Now Ms. Rawlings-Blake's challengers are asking: If tax breaks for the connected are a good idea, why not give them to everyone? State Sen. Catherine Pugh promises to halve the city's tax rate in her first term or not run for a second. Otis Rolley, a former director of city planning, offers a similar 50% cut for the first $200,000 of assessed value and higher rates for more expensive properties (or vacant ones). And Jody Landers, a former city councilman, promises a cut of 30% to 35% phased in over four to six years.

But tax revolts are hard to win at the local level. The problem is what Harvard economists Edward Glaeser and Andrei Shleifer have called the "Curley effect." In Boston during the first half of the 20th century, Mayor James Michael Curley built a political machine by strategically shaping the electorate—taxing well-heeled "Brahmins" heavily and redistributing the proceeds to poor Irish immigrants. This not only bought Irish votes but chased the old Yankees out to the suburbs, further tilting the political playing field in Curley's favor.

In modern Baltimore, the machine has exploited class divisions, not ethnic ones. Officials raised property taxes 21 times between 1950 and 1985, channeling the proceeds to favored voting blocs and causing many homeowners and entrepreneurs—disproportionately Republicans—to flee. It was brilliant politics, as Democrats now enjoy an eight-to-one voter registration advantage and no Republican has been elected mayor in 48 years.

But Baltimore's high property taxes have repelled investment in physical capital for decades. As that capital decayed and became scarce, labor became less productive and less prosperous. In 1950, the city's median family income was 7% above the national average. Today it is 22% below it. And it won't be easy to undo this damage as long as City Hall remains in the hands of politicos who are committed to a fatally flawed business plan.

Other noteworthy victims of the "Curley effect" have been rescued via statewide referenda. Boston, for example, was in worse shape than Baltimore back in 1980: Its population had fallen more in the preceding three decades (30% as opposed to 17%), its per capita income was 2% lower, and its crime rate was 42% higher. Then, in 1980, Massachusetts voters adopted Proposition 2½, forcing Boston to cut property taxes by an estimated 75% within two years and capping future annual increases at 2.5%.

It was the kind of reform Boston needed but wouldn't have chosen itself (akin to California's earlier Prop 13, which revived cities like San Francisco and Oakland). Businesses and residents flocked back to Beantown. Its population rose 10% between 1980 and today, while its per capita income is now 43% higher and its crime rate 25% lower than Baltimore's.

The spillover benefits of capital-friendliness—enhanced public safety, school quality, and economic and social mobility—are much-ignored but crucial elements of tax reform. As the renowned urbanologist Jane Jacobs once said, "cities don't [just] lure the middle class. They create it."

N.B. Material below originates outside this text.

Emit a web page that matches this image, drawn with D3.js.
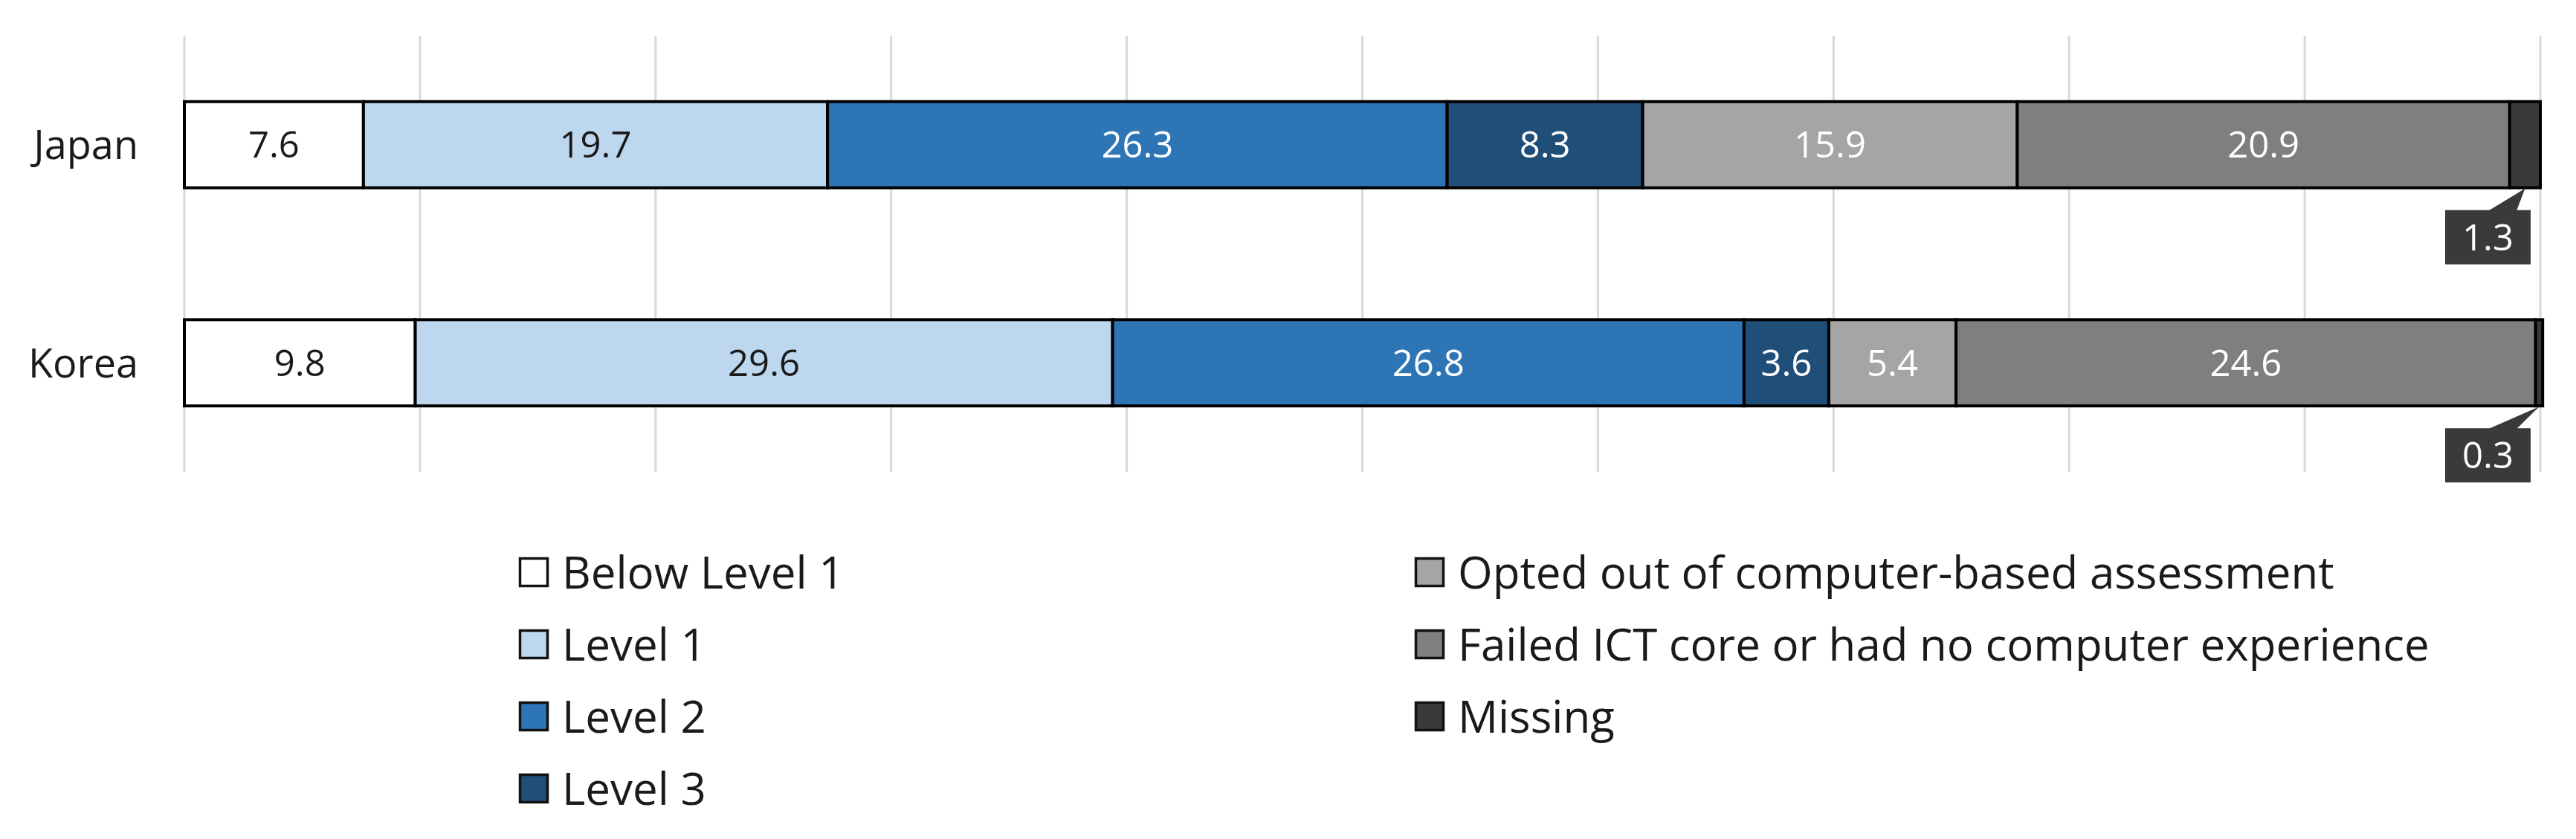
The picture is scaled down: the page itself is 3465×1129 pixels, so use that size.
<!DOCTYPE html>
<html><head><meta charset="utf-8">
<script src="https://cdn.jsdelivr.net/npm/d3@7"></script>
<style>html,body{margin:0;padding:0;background:#fff;} svg{display:block;font-family:"Open Sans",sans-serif;}</style>
</head><body>
<svg id="c" width="3465" height="1129"></svg>
<script>
const countries = ["Japan", "Korea"];
const seriesNames = ["Below Level 1", "Level 1", "Level 2", "Level 3",
  "Opted out of computer-based assessment", "Failed ICT core or had no computer experience", "Missing"];
const belowLevel1 = [7.6, 9.8];
const level1 = [19.7, 29.6];
const level2 = [26.3, 26.8];
const level3 = [8.3, 3.6];
const optedOut = [15.9, 5.4];
const failedICT = [20.9, 24.6];
const missing = [1.3, 0.3];
const xTicks = [0,10,20,30,40,50,60,70,80,90,100];
const colors = ["#ffffff", "#bdd7ee", "#2e75b6", "#1f4e79", "#a5a5a5", "#7f7f7f", "#3a3a3a"];
const textColors = ["#1a1a1a", "#1a1a1a", "#ffffff", "#ffffff", "#ffffff", "#ffffff", "#ffffff"];

const series = [belowLevel1, level1, level2, level3, optedOut, failedICT, missing];
const svg = d3.select("#c");
const x = d3.scaleLinear().domain([0, 100]).range([248, 3417]);
const y = d3.scaleBand().domain(countries).range([48, 635]).paddingInner(0.605).paddingOuter(0.3025);

// gridlines
svg.append("g").selectAll("line").data(xTicks).join("line")
  .attr("x1", d => x(d)).attr("x2", d => x(d)).attr("y1", 48).attr("y2", 635)
  .attr("stroke", "#d9d9d9").attr("stroke-width", 3);

// category labels
svg.append("g").selectAll("text").data(countries).join("text")
  .attr("x", 186).attr("y", d => y(d) + y.bandwidth()/2).attr("dy", "0.36em")
  .attr("text-anchor", "end").attr("font-size", 54).attr("fill", "#1a1a1a").text(d => d);

// stacked segments
const segs = [];
countries.forEach((c, ci) => {
  let acc = 0;
  series.forEach((s, si) => {
    segs.push({c, si, v: s[ci], x0: acc, x1: acc + s[ci]});
    acc += s[ci];
  });
});
const g = svg.append("g");
g.selectAll("rect").data(segs).join("rect")
  .attr("x", d => x(d.x0)).attr("width", d => x(d.x1) - x(d.x0))
  .attr("y", d => y(d.c)).attr("height", y.bandwidth())
  .attr("fill", d => colors[d.si]).attr("stroke", "#000").attr("stroke-width", 4);

g.selectAll("text").data(segs.filter(d => d.si < 6)).join("text")
  .attr("x", d => (x(d.x0) + x(d.x1))/2).attr("y", d => y(d.c) + y.bandwidth()/2).attr("dy", "0.36em")
  .attr("text-anchor", "middle").attr("font-size", 49).attr("fill", d => textColors[d.si])
  .text(d => d.v.toFixed(1));

// callouts for Missing
const bw = 115, bh = 73;
segs.filter(d => d.si === 6).forEach(d => {
  const tipX = (x(d.x0) + x(d.x1))/2;
  const tipY = y(d.c) + y.bandwidth();
  const bx = 3289, by = tipY + 30;
  const cg = svg.append("g");
  cg.append("path")
    .attr("d", `M${bx+58},${by+1} L${tipX},${tipY+1} L${bx+96},${by+1} Z`)
    .attr("fill", "#3a3a3a");
  cg.append("rect").attr("x", bx).attr("y", by).attr("width", bw).attr("height", bh).attr("fill", "#3a3a3a");
  cg.append("text").attr("x", bx + bw/2).attr("y", by + bh/2).attr("dy", "0.36em")
    .attr("text-anchor", "middle").attr("font-size", 49).attr("fill", "#fff").text(d.v.toFixed(1));
});

// legend
const legendItems = seriesNames.map((n, i) => ({n, i,
  col: i < 4 ? 0 : 1, row: i < 4 ? i : i - 4}));
const colX = [698, 1903], rowY0 = 770, rowStep = 97;
const lg = svg.append("g").selectAll("g").data(legendItems).join("g")
  .attr("transform", d => `translate(${colX[d.col]},${rowY0 + d.row*rowStep})`);
lg.append("rect").attr("x", 1.5).attr("y", -18.5).attr("width", 37).attr("height", 37)
  .attr("fill", d => colors[d.i]).attr("stroke", "#111").attr("stroke-width", 3.5);
lg.append("text").attr("x", 58).attr("y", 0).attr("dy", "0.36em")
  .attr("font-size", 60).attr("fill", "#1a1a1a").text(d => d.n);
</script>
</body></html>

Baltimore stopped creating its own middle class decades ago, but it has a chance now to reverse decades of disinvestment, depopulation and decay. All voters have to do is invite capitalists back to town for more than just a weekend car race.

Mr. Hanke is a professor of applied economics at the Johns Hopkins University. Mr. Walters is a fellow at the university's Institute for Applied Economics, Global Health, and the Study of Business Enterprise.